King was selected by the Atlanta Falcons in the seventh round, 249th overall, in the 2015 NFL draft. On September 5, 2015, King was waived by the Falcons in the final cuts before the start of the regular season. On September 7, 2015, he was signed to the Falcons' practice squad. On November 6, 2015, he was elevated to the active roster.

On September 3, 2016, King was placed on injured reserve with a foot injury. In the 2016 season, the Falcons reached Super Bowl LI, but King did not get to participate due to his injury.
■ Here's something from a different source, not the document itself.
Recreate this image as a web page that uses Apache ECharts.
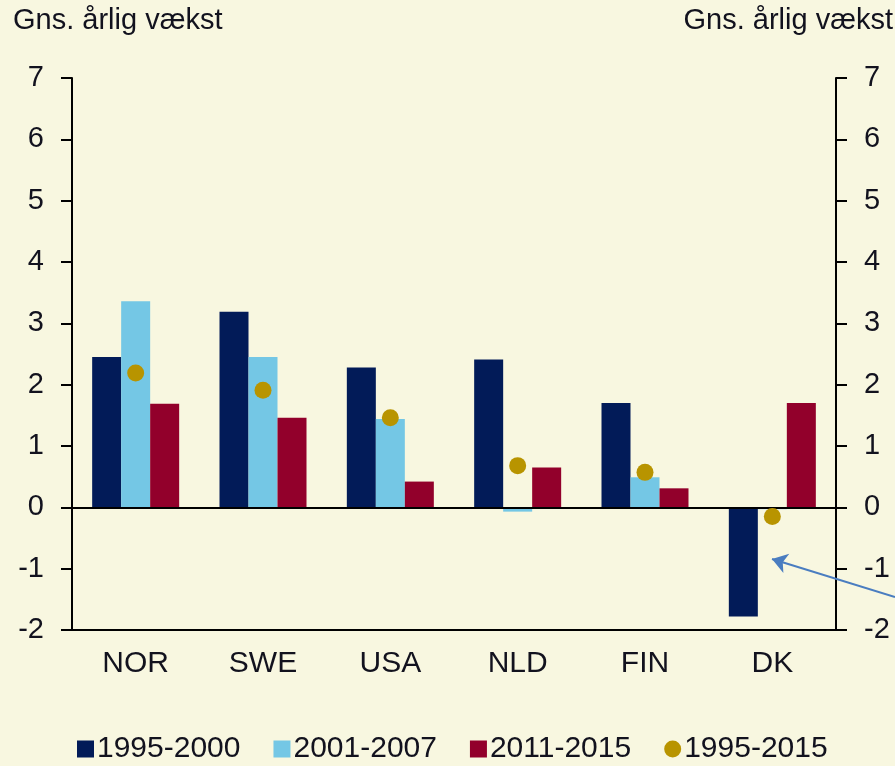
<!DOCTYPE html>
<html>
<head>
<meta charset="utf-8">
<script src="https://cdn.jsdelivr.net/npm/echarts@6/dist/echarts.min.js"></script>
<style>
  html, body { margin: 0; padding: 0; background: #F8F7E0; }
  #chart { width: 895px; height: 766px; }
</style>
</head>
<body>
<div id="chart"></div>
<script>
var countries = ['NOR', 'SWE', 'USA', 'NLD', 'FIN', 'DK'];
var p1995_2000 = [2.45, 3.19, 2.28, 2.41, 1.70, -1.78];
var p2001_2007 = [3.36, 2.45, 1.44, -0.07, 0.49, -0.03];
var p2011_2015 = [1.69, 1.46, 0.42, 0.65, 0.31, 1.70];
var p1995_2015 = [2.19, 1.91, 1.46, 0.68, 0.57, -0.15];
var yTicks = [-2, -1, 0, 1, 2, 3, 4, 5, 6, 7];

var txt = '#12121e';
var font = 'Liberation Sans, Arial, sans-serif';

function valueAxis(pos) {
  return {
    type: 'value',
    position: pos,
    min: yTicks[0],
    max: yTicks[yTicks.length - 1],
    interval: 1,
    axisLine: { show: true, lineStyle: { color: '#000', width: 2 } },
    axisTick: { show: true, length: 11, lineStyle: { color: '#000', width: 2 } },
    axisLabel: { color: txt, fontSize: 29, fontFamily: font, margin: 28 },
    splitLine: { show: false }
  };
}

option = {
  backgroundColor: '#F8F7E0',
  animation: false,
  textStyle: { fontFamily: font },
  grid: { left: 72, right: 59, top: 78, bottom: 136 },
  graphic: [
    { type: 'text', left: 13, top: 6, style: { text: 'Gns. årlig vækst', fill: txt, font: '29px ' + font } },
    { type: 'text', right: 2, top: 6, style: { text: 'Gns. årlig vækst', fill: txt, font: '29px ' + font } }
  ],
  legend: {
    top: 734,
    left: 77,
    padding: 0,
    itemWidth: 17,
    itemHeight: 17,
    itemGap: 33,
    textStyle: { color: txt, fontSize: 30, fontFamily: font, padding: [0, 0, 0, -2] },
    data: [
      { name: '1995-2000', icon: 'rect' },
      { name: '2001-2007', icon: 'rect' },
      { name: '2011-2015', icon: 'rect' },
      { name: '1995-2015', icon: 'circle' }
    ]
  },
  xAxis: {
    type: 'category',
    data: countries,
    axisLine: { onZero: false, lineStyle: { color: '#000', width: 2 } },
    axisTick: { length: 10, lineStyle: { color: '#000', width: 2 } },
    axisLabel: { color: txt, fontSize: 30, fontFamily: font, margin: 19 }
  },
  yAxis: [valueAxis('left'), valueAxis('right')],
  series: [
    {
      name: '1995-2000', type: 'bar', data: p1995_2000, barWidth: 29, barGap: '0%',
      itemStyle: { color: '#021B58' },
      markLine: {
        silent: true, symbol: 'none', label: { show: false },
        lineStyle: { color: '#000', width: 2, type: 'solid' },
        data: [{ yAxis: 0 }]
      }
    },
    {
      name: '2001-2007', type: 'bar', data: p2001_2007, barWidth: 29,
      itemStyle: { color: '#74C7E5' }
    },
    {
      name: '2011-2015', type: 'bar', data: p2011_2015, barWidth: 29,
      itemStyle: { color: '#92002B' }
    },
    {
      name: '1995-2015', type: 'scatter', data: p1995_2015, symbolSize: 17,
      itemStyle: { color: '#B89400', opacity: 1 },
      z: 5,
      markLine: {
        silent: true, symbol: ['none', 'arrow'], symbolSize: 15,
        label: { show: false },
        lineStyle: { color: '#4A7DC0', width: 2, type: 'solid' },
        data: [[{ x: 895, y: 597 }, { x: 772, y: 559 }]]
      }
    }
  ]
};

var chart = echarts.init(document.getElementById('chart'));
chart.setOption(option);
</script>
</body>
</html>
The Falcons fell to the New England Patriots in a 34–28 overtime defeat.

On September 1, 2017, King was waived by the Falcons.

===Seattle Seahawks===
On September 13, 2017, King was signed to the Seattle Seahawks' practice squad. He re-signed with the Seahawks on March 16, 2018.

On September 1, 2018, King was waived by the Seahawks and was re-signed to the practice squad. He was promoted to the active roster on September 8, 2018.

===Buffalo Bills===
On August 2, 2020, King signed with the Buffalo Bills, but was released a week later.

===Miami Dolphins===
On December 2, 2020, King was signed to the Miami Dolphins' practice squad. His practice squad contract with the team expired after the season on January 11, 2021.